PROBLEM TO WORK ON
In the entries that follow, how many lines contain the word "matplotlib"? Answer with the number only.

INPUT RECORDS
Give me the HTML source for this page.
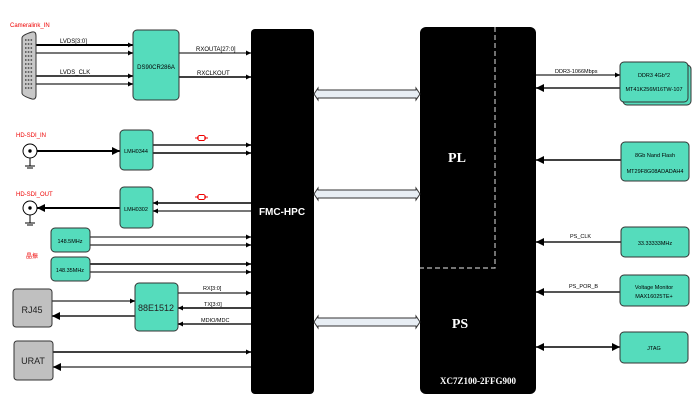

==

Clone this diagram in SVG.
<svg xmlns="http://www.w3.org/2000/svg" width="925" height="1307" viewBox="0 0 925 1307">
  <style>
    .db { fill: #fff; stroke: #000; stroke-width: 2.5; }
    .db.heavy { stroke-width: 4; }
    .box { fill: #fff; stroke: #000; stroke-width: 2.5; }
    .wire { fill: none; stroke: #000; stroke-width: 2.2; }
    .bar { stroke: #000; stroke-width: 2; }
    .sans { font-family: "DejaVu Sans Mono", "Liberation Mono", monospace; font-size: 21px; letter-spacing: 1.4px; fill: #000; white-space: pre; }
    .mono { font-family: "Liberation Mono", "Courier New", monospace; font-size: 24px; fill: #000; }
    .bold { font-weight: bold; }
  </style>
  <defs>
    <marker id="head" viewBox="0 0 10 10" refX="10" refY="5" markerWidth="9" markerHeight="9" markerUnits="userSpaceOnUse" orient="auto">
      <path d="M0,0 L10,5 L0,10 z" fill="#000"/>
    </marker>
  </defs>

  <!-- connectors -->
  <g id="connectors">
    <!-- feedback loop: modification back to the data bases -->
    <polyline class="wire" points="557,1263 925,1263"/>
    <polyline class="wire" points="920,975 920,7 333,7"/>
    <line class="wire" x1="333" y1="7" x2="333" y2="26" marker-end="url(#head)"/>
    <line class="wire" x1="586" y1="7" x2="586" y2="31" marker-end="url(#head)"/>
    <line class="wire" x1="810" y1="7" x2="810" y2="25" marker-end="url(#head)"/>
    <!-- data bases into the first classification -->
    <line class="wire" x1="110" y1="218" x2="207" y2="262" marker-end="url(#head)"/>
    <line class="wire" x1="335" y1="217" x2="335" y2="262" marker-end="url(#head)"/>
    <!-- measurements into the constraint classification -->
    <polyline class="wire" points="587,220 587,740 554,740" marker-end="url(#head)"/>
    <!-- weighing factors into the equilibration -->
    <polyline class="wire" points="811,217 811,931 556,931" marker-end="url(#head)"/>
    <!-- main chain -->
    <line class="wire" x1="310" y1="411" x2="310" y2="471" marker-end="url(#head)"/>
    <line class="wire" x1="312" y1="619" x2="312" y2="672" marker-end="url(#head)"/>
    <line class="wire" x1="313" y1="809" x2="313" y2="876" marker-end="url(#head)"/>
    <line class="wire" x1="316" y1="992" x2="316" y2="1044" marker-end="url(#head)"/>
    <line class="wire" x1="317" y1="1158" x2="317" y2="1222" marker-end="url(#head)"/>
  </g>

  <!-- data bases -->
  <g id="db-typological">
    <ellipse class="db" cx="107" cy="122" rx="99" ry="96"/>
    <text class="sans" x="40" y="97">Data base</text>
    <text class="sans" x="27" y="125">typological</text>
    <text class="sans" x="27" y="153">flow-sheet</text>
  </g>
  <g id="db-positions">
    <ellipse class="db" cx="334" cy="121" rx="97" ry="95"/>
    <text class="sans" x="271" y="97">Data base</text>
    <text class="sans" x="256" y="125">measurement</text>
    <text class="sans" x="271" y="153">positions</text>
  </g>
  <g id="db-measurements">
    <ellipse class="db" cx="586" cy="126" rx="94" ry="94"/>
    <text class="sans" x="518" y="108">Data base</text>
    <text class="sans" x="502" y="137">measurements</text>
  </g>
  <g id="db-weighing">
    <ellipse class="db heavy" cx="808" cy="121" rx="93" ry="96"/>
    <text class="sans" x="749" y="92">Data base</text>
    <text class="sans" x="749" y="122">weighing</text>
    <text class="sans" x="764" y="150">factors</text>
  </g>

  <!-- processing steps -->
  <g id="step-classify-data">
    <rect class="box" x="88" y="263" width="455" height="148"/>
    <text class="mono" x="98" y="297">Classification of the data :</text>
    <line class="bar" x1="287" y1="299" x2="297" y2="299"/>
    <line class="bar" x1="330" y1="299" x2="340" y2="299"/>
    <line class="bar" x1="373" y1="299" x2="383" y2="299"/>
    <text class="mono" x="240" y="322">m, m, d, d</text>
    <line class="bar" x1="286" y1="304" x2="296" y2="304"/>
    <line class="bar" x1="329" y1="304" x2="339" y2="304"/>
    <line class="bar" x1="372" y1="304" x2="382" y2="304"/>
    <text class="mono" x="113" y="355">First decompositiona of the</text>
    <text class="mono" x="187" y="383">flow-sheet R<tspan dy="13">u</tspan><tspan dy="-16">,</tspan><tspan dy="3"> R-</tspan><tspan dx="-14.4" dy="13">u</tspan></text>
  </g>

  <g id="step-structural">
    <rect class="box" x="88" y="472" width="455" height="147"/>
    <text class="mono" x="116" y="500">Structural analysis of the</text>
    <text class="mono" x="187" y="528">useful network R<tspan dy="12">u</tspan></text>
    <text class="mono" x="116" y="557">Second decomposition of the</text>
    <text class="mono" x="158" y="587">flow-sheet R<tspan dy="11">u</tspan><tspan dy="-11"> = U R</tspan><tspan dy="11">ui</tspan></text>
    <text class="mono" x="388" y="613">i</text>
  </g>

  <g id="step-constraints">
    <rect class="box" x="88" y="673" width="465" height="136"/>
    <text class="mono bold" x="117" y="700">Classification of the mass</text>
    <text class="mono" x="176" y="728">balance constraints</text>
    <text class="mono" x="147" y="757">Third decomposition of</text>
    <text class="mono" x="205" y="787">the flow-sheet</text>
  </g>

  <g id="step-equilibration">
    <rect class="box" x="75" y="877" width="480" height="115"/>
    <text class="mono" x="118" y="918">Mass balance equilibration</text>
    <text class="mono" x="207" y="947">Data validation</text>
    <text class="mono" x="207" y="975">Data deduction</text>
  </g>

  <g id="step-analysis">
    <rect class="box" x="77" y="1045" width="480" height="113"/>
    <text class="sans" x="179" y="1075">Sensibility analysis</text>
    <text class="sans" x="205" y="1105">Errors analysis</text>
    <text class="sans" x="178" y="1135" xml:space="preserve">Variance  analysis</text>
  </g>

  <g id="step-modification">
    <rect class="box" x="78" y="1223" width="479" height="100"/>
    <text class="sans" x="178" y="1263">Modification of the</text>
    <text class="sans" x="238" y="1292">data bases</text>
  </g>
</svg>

* * *

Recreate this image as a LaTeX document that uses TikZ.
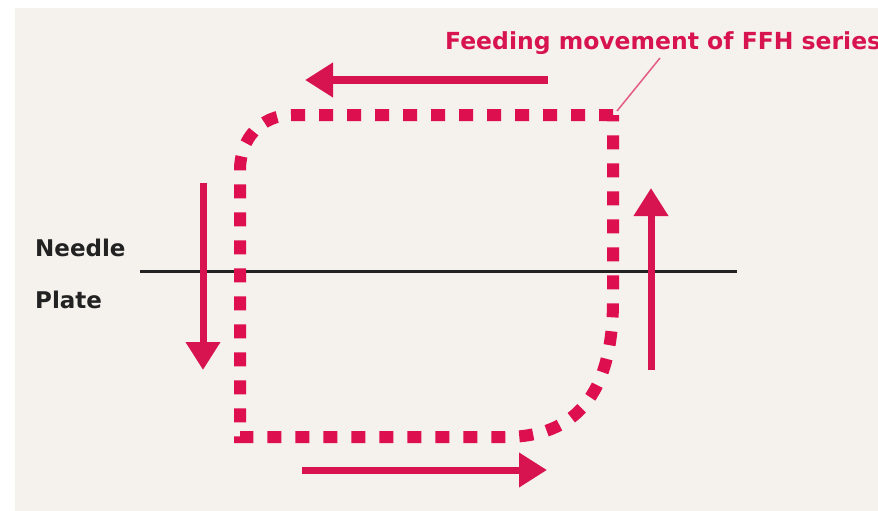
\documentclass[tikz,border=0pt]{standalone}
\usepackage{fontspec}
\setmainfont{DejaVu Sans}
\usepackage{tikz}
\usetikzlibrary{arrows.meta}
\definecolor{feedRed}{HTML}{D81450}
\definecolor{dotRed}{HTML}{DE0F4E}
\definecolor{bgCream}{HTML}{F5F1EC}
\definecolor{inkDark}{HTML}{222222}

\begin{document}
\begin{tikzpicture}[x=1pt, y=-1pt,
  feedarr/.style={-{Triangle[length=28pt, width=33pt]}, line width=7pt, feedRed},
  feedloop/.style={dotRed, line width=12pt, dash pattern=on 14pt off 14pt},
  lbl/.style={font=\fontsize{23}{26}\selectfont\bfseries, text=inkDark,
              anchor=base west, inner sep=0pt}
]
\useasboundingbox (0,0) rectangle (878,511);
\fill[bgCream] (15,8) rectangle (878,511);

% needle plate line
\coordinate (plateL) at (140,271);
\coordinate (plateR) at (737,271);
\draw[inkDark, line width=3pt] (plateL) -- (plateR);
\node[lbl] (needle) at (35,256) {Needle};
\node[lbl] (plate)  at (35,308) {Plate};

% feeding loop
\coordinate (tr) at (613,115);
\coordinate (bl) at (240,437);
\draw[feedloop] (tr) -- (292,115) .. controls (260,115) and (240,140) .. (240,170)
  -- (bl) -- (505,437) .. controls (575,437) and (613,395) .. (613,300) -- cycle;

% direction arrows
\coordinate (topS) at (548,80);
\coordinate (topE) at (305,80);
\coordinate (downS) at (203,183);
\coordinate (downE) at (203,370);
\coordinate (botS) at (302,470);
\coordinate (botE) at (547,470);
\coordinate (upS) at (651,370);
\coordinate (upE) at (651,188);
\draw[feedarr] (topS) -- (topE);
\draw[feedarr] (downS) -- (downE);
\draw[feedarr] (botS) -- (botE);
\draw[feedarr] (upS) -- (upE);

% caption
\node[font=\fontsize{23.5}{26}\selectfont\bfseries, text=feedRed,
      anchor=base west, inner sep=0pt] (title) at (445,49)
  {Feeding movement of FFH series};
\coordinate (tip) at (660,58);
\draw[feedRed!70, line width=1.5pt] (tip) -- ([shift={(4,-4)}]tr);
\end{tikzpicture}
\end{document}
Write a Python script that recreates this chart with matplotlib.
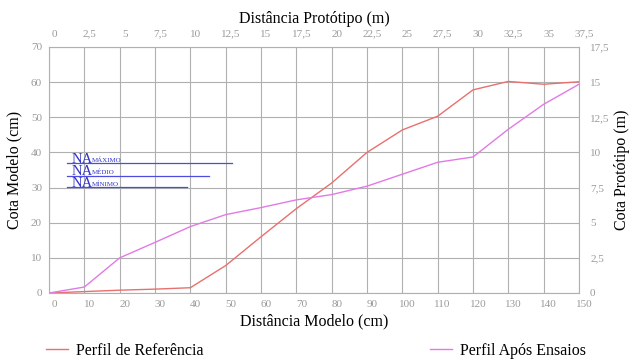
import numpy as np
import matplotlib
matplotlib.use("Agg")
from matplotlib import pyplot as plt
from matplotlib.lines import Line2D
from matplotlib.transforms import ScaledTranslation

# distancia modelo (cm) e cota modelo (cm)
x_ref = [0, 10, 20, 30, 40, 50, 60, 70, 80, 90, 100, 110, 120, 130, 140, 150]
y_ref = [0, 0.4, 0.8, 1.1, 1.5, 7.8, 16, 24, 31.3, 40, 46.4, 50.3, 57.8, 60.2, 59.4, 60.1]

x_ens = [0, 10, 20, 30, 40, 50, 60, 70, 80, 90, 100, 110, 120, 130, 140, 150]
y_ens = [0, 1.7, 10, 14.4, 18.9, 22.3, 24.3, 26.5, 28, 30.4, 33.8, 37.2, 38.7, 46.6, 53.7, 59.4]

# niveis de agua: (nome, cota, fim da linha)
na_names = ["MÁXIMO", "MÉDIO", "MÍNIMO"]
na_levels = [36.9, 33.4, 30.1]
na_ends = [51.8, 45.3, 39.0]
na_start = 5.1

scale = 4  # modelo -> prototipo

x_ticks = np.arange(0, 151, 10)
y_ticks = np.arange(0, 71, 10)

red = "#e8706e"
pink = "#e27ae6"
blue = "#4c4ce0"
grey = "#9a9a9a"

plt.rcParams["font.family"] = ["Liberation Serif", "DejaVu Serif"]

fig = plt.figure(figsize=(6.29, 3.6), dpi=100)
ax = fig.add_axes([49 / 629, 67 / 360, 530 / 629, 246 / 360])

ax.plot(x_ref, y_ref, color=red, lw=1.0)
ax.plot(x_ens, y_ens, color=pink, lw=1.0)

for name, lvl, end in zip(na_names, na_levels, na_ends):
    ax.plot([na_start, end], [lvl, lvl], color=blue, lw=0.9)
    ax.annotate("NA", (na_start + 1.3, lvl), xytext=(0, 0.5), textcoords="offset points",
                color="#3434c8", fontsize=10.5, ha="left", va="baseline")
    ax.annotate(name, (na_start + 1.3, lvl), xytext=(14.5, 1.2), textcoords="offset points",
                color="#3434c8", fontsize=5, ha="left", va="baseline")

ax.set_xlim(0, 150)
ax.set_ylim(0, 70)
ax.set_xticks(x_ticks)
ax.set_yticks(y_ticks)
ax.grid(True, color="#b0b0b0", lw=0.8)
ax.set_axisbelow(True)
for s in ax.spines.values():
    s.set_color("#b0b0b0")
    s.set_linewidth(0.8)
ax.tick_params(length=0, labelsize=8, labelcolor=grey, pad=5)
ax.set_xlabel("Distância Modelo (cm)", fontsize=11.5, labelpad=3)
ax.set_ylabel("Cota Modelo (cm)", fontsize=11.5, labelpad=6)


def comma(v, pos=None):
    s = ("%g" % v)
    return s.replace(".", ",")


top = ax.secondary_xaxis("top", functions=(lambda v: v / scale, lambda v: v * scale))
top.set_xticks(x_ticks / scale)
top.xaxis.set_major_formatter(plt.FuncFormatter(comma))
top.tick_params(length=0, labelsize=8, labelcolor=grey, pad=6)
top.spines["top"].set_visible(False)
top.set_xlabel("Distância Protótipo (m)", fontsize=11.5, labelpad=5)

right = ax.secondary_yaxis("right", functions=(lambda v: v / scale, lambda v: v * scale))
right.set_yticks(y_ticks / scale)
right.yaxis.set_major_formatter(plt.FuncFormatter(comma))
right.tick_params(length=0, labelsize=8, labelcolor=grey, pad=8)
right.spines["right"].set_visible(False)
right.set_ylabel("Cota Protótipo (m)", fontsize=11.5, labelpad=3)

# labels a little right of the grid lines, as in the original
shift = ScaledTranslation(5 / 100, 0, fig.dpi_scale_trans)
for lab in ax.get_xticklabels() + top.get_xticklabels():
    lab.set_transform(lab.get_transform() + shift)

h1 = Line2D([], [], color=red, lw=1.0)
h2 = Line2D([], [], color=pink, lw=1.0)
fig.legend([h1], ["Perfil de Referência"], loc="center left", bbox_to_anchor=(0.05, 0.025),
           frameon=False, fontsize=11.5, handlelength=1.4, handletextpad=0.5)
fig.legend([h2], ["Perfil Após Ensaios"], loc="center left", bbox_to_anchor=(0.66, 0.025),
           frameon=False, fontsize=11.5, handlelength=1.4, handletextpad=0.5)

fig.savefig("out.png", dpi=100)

RESPONSE BELOW
6